Learn your sourdough starter’s funky secrets

Biologist Rob Dunn wants the scoop on every home baker’s recipe.
Masha Krasnova-Shavaeva illustration
TK Masha Krasnova-Shavaeva

Rob Dunn is a professor of Applied Ecology at North Carolina State University. This is his story from the field as told to Eleanor Cummins.

Like many Americans, I grew up on white bread and never sourdough. These hefty loaves require a starter—a messy mix of flour, water, and microbes. Bacteria ferments the starches into sugar, which yeast then eats, producing carbon dioxide to leaven the dough.

The bread is ancient.

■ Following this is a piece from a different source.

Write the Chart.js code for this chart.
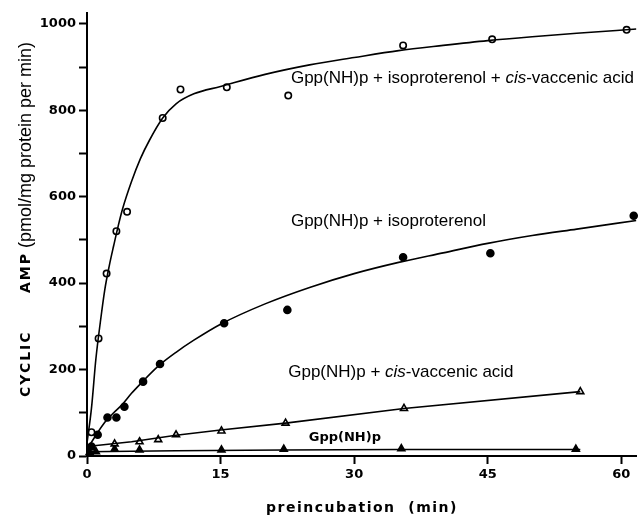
<!DOCTYPE html>
<html><head><meta charset="utf-8">
<script src="https://cdn.jsdelivr.net/npm/chart.js@4.4.1/dist/chart.umd.min.js"></script>
<style>html,body{margin:0;padding:0;background:#fff;}canvas{display:block;}</style>
</head><body>
<canvas id="c" width="642" height="520"></canvas>
<script>
// ---- axis ticks ----
const xTicks = [0, 15, 30, 45, 60];
const yTicks = [0, 100, 200, 300, 400, 500, 600, 700, 800, 900, 1000];
const yLabelEvery = 200;

// ---- measured points ----
// Gpp(NH)p + isoproterenol + cis-vaccenic acid (open circles)
const isoCisTime  = [0.5, 1.3, 2.2, 3.3, 4.5, 8.5, 10.5, 15.7, 22.6, 35.5, 45.5, 60.6];
const isoCisValue = [55, 272, 422, 520, 565, 782, 848, 853, 834, 950, 964, 986];
// Gpp(NH)p + isoproterenol (filled circles)
const isoTime  = [0.5, 1.2, 2.3, 3.3, 4.2, 6.3, 8.2, 15.4, 22.5, 35.5, 45.3, 61.4];
const isoValue = [22, 49, 89, 89, 114, 172, 213, 307, 338, 460, 469, 556];
// Gpp(NH)p + cis-vaccenic acid (open triangles)
const cisTime  = [0.5, 3.1, 5.9, 8.0, 10.0, 15.1, 22.3, 35.6, 55.4];
const cisValue = [20, 28, 33, 38, 49, 58, 76, 110, 149];
// Gpp(NH)p (filled triangles)
const gppTime  = [0.3, 1.0, 3.1, 5.9, 15.1, 22.1, 35.3, 54.9];
const gppValue = [8, 10, 16, 14, 14, 16, 17, 16];

// ---- hand-drawn fitted curves ----
const isoCisCurveTime  = [0, 0.5, 1, 1.5, 2, 2.5, 3, 3.5, 4, 5, 6, 7, 8.5, 10, 12, 15, 20, 25, 30, 35, 40, 45, 50, 55, 61.7];
const isoCisCurveValue = [30, 110, 225, 310, 385, 440, 487, 532, 572, 635, 688, 730, 782, 815, 838, 855, 883, 905, 922, 938, 950, 961, 970, 978, 988];
const isoCurveTime  = [0, 1, 2, 3, 4, 5, 6, 8, 10, 12, 15, 20, 25, 30, 35, 40, 45, 50, 55, 61.7];
const isoCurveValue = [15, 48, 78, 100, 120, 145, 167, 208, 240, 268, 305, 352, 390, 422, 448, 470, 492, 510, 525, 545];
const cisCurveTime  = [0, 5, 10, 15, 22.3, 35.6, 55.4];
const cisCurveValue = [22, 33, 48, 60, 76, 110, 149];
const gppCurveTime  = [0, 10, 22, 35, 55.4];
const gppCurveValue = [10, 12, 14, 15, 15];

// ---- text ----
const annotationTexts = [
  [['Gpp(NH)p + isoproterenol + ', 'normal'], ['cis', 'italic'], ['-vaccenic acid', 'normal']],
  [['Gpp(NH)p + isoproterenol', 'normal']],
  [['Gpp(NH)p + ', 'normal'], ['cis', 'italic'], ['-vaccenic acid', 'normal']],
  [['Gpp(NH)p', 'bold']]
];
const yTitleParts = ['CYCLIC', 'AMP', '(pmol/mg protein per min)'];
const xTitle = 'preincubation  (min)';

const pts = (t, v) => t.map((x, i) => ({x: x, y: v[i]}));

const curve = (t, v, mono) => ({
  data: pts(t, v), showLine: true, pointRadius: 0, borderColor: '#000',
  borderWidth: 1.6, cubicInterpolationMode: mono ? 'monotone' : 'default', tension: 0, fill: false
});
const marks = (t, v, style, filled, r) => ({
  data: pts(t, v), showLine: false, pointStyle: style, pointRadius: r,
  pointBackgroundColor: filled ? '#000' : '#fff', pointBorderColor: '#000',
  pointBorderWidth: 1.6, clip: false
});

const textPlugin = {
  id: 'texts',
  afterDraw(chart) {
    const ctx = chart.ctx, xs = chart.scales.x, ys = chart.scales.y;
    const place = [[22.9, 875], [22.9, 542], [22.6, 194], [24.9, 42]];
    ctx.save();
    ctx.fillStyle = '#000';
    ctx.textBaseline = 'middle';
    ctx.textAlign = 'left';
    annotationTexts.forEach((parts, k) => {
      let px = xs.getPixelForValue(place[k][0]);
      const py = ys.getPixelForValue(place[k][1]);
      parts.forEach(([s, st]) => {
        if (st === 'bold') ctx.font = 'bold 13px "DejaVu Sans"';
        else ctx.font = (st === 'italic' ? 'italic ' : '') + '17px "Liberation Sans"';
        ctx.fillText(s, px, py);
        px += ctx.measureText(s).width;
      });
    });
    // y title (rotated)
    ctx.save();
    ctx.translate(26, 397);
    ctx.rotate(-Math.PI / 2);
    ctx.letterSpacing = '2px';
    ctx.font = 'bold 14px "DejaVu Sans"';
    ctx.fillText(yTitleParts[0], 0, 0);
    ctx.fillText(yTitleParts[1], 397 - 293, 0);
    ctx.letterSpacing = '0px';
    ctx.font = '18px "Liberation Sans"';
    ctx.fillText(yTitleParts[2], 397 - 248, 0);
    ctx.restore();
    // x title
    ctx.letterSpacing = '1.5px';
    ctx.font = 'bold 14px "DejaVu Sans"';
    ctx.textAlign = 'center';
    ctx.fillText(xTitle, 362, 508);
    ctx.restore();
  }
};

const tickFont = {family: 'DejaVu Sans', weight: 'bold', size: 13};

new Chart(document.getElementById('c'), {
  type: 'scatter',
  data: {
    datasets: [
      curve(isoCisCurveTime, isoCisCurveValue, true),
      curve(isoCurveTime, isoCurveValue, true),
      curve(cisCurveTime, cisCurveValue, false),
      curve(gppCurveTime, gppCurveValue, false),
      marks(isoCisTime, isoCisValue, 'circle', false, 3.2),
      marks(isoTime, isoValue, 'circle', true, 3.5),
      marks(cisTime, cisValue, 'triangle', false, 4),
      marks(gppTime, gppValue, 'triangle', true, 4)
    ]
  },
  options: {
    responsive: false, animation: false, devicePixelRatio: 1,
    layout: {padding: {top: 13, right: 0, left: 0, bottom: 0}},
    plugins: {legend: {display: false}, tooltip: {enabled: false}},
    scales: {
      x: {
        type: 'linear', min: 0, max: 61.7,
        afterBuildTicks: s => { s.ticks = xTicks.map(v => ({value: v})); },
        afterFit: s => { s.height = 64; },
        grid: {display: true, drawOnChartArea: false, drawTicks: true, tickLength: 8, tickColor: '#000', tickWidth: 2},
        border: {display: true, color: '#000', width: 2},
        ticks: {font: tickFont, color: '#000', padding: 3, autoSkip: false, maxRotation: 0}
      },
      y: {
        type: 'linear', min: 0, max: 1025,
        afterBuildTicks: s => { s.ticks = yTicks.map(v => ({value: v})); },
        afterFit: s => { s.width = 87; },
        grid: {display: true, drawOnChartArea: false, drawTicks: true, tickLength: 8, tickColor: '#000', tickWidth: 2},
        border: {display: true, color: '#000', width: 2},
        ticks: {font: tickFont, color: '#000', padding: 3, autoSkip: false,
          callback: v => (v % yLabelEvery === 0 ? String(v) : '')}
      }
    }
  },
  plugins: [textPlugin]
});
</script>
</body></html>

Archaeological evidence in Switzerland dates it to at least 3700 BCE. If properly cared for, a starter with the right microbial mix can last forever, and will consistently give rise to quality loaves. However, we still know little about the organisms involved. So, in 2017, I created the Global Sourdough Project to find answers in starters from around the world.

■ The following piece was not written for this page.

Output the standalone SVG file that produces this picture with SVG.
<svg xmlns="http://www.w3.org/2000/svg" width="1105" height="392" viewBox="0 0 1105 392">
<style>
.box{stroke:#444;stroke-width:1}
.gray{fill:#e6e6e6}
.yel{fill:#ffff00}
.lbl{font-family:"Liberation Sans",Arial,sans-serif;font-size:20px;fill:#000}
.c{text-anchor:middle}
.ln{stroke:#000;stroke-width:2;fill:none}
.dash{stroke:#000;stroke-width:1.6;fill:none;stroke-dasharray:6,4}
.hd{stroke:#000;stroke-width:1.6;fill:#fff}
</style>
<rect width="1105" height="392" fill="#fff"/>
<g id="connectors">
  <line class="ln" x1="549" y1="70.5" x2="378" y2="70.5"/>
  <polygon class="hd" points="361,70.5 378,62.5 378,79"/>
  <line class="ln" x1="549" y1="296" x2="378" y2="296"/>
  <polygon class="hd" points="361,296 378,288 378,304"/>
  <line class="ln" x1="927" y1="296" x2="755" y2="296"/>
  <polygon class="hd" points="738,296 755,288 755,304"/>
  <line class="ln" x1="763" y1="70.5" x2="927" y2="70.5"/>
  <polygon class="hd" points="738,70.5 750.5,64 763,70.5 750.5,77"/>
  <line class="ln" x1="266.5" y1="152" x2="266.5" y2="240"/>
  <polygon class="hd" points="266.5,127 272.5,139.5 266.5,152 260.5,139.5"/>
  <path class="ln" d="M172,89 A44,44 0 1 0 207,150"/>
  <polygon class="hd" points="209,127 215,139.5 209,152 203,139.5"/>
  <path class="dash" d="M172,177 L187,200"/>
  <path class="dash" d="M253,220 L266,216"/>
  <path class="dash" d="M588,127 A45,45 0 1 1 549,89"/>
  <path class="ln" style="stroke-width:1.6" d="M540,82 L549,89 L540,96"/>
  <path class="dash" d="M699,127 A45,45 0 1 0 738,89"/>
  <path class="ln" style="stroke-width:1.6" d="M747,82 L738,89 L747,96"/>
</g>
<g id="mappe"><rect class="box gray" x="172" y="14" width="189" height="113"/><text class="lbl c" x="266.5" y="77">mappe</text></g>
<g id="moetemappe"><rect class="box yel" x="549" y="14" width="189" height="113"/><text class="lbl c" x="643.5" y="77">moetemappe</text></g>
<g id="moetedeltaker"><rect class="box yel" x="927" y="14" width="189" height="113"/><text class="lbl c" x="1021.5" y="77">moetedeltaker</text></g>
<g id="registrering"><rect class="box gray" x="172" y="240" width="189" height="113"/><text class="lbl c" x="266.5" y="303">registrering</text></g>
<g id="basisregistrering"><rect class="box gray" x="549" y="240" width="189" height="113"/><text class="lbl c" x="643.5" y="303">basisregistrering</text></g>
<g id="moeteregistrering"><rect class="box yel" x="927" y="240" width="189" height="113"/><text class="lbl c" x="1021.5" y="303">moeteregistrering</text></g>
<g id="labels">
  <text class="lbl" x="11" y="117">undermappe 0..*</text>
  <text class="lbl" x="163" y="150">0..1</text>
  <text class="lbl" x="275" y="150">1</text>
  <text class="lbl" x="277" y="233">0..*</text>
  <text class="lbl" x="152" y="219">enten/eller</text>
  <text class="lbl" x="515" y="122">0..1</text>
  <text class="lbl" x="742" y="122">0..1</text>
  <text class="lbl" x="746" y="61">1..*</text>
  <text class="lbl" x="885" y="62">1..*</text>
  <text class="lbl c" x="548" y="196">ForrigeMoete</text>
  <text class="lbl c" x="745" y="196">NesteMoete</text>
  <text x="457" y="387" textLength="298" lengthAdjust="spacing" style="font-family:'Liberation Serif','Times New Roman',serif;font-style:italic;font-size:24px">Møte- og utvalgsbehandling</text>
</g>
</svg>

We asked 1,000 participants to send in samples of their homebrews with notes about them. On an ecological level, we’ve found that while the blends have common components, some makeups differ by region. One fungus was almost completely confined to Australia. Now we want to know if those local species influence taste.

The devotion people give their starters always amazes me. Many mixtures we received had been passed down for generations, sometimes across centuries. One study participant shared a concoction named “Herman,” which she’d received from her mother. Her own jar had gone bad, but while cleaning her mom’s fridge after her death, she found another container. Now we have some of this beloved starter in our lab in Raleigh and we bake it often. Not everybody is a fan—it’s seriously tart. But I like Herman quite a lot.